▶ _Problem requirements_
Copy each line exactly. Drop every picture.

------ Data ------

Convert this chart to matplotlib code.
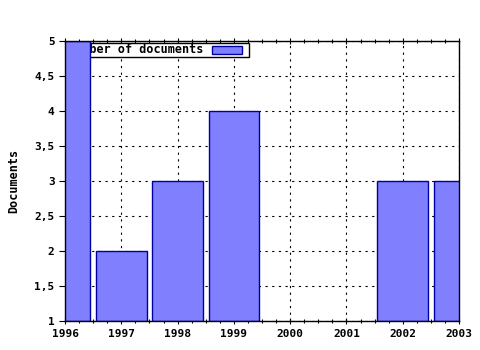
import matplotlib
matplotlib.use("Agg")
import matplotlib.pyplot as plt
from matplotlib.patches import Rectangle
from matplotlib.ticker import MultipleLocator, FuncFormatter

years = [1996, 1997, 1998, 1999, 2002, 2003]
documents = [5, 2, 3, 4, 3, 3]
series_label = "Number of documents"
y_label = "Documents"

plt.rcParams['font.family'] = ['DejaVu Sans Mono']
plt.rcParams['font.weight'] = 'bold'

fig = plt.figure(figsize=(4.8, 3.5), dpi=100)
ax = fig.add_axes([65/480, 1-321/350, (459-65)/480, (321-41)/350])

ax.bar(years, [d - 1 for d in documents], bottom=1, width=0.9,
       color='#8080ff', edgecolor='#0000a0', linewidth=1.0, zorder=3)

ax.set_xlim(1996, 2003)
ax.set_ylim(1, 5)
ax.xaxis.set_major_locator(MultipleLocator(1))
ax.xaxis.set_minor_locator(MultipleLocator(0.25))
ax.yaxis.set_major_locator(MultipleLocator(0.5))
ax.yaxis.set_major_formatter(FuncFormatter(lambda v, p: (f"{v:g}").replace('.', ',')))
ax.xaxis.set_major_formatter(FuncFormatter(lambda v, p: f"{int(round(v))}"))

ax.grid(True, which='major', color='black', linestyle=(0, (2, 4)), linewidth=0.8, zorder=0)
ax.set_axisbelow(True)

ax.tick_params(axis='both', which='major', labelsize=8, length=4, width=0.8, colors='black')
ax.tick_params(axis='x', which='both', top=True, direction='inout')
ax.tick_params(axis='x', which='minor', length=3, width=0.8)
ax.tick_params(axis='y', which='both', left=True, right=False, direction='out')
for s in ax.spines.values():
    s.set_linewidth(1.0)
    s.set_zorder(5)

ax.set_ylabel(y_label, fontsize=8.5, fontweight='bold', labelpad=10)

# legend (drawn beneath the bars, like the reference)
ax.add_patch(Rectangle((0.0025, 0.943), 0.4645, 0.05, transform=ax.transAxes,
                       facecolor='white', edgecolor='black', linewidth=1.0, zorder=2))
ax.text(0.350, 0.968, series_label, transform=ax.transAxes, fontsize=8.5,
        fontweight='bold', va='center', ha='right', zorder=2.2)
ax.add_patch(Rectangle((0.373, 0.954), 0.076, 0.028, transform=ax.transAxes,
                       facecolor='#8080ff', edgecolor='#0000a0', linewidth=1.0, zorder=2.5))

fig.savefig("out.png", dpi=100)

------

▶ _Answer to the problem_
Convert this chart to matplotlib code.
import matplotlib
matplotlib.use("Agg")
import matplotlib.pyplot as plt
from matplotlib.patches import Rectangle
from matplotlib.ticker import MultipleLocator, FuncFormatter

years = [1996, 1997, 1998, 1999, 2002, 2003]
documents = [5, 2, 3, 4, 3, 3]
series_label = "Number of documents"
y_label = "Documents"

plt.rcParams['font.family'] = ['DejaVu Sans Mono']
plt.rcParams['font.weight'] = 'bold'

fig = plt.figure(figsize=(4.8, 3.5), dpi=100)
ax = fig.add_axes([65/480, 1-321/350, (459-65)/480, (321-41)/350])

ax.bar(years, [d - 1 for d in documents], bottom=1, width=0.9,
       color='#8080ff', edgecolor='#0000a0', linewidth=1.0, zorder=3)

ax.set_xlim(1996, 2003)
ax.set_ylim(1, 5)
ax.xaxis.set_major_locator(MultipleLocator(1))
ax.xaxis.set_minor_locator(MultipleLocator(0.25))
ax.yaxis.set_major_locator(MultipleLocator(0.5))
ax.yaxis.set_major_formatter(FuncFormatter(lambda v, p: (f"{v:g}").replace('.', ',')))
ax.xaxis.set_major_formatter(FuncFormatter(lambda v, p: f"{int(round(v))}"))

ax.grid(True, which='major', color='black', linestyle=(0, (2, 4)), linewidth=0.8, zorder=0)
ax.set_axisbelow(True)

ax.tick_params(axis='both', which='major', labelsize=8, length=4, width=0.8, colors='black')
ax.tick_params(axis='x', which='both', top=True, direction='inout')
ax.tick_params(axis='x', which='minor', length=3, width=0.8)
ax.tick_params(axis='y', which='both', left=True, right=False, direction='out')
for s in ax.spines.values():
    s.set_linewidth(1.0)
    s.set_zorder(5)

ax.set_ylabel(y_label, fontsize=8.5, fontweight='bold', labelpad=10)

# legend (drawn beneath the bars, like the reference)
ax.add_patch(Rectangle((0.0025, 0.943), 0.4645, 0.05, transform=ax.transAxes,
                       facecolor='white', edgecolor='black', linewidth=1.0, zorder=2))
ax.text(0.350, 0.968, series_label, transform=ax.transAxes, fontsize=8.5,
        fontweight='bold', va='center', ha='right', zorder=2.2)
ax.add_patch(Rectangle((0.373, 0.954), 0.076, 0.028, transform=ax.transAxes,
                       facecolor='#8080ff', edgecolor='#0000a0', linewidth=1.0, zorder=2.5))

fig.savefig("out.png", dpi=100)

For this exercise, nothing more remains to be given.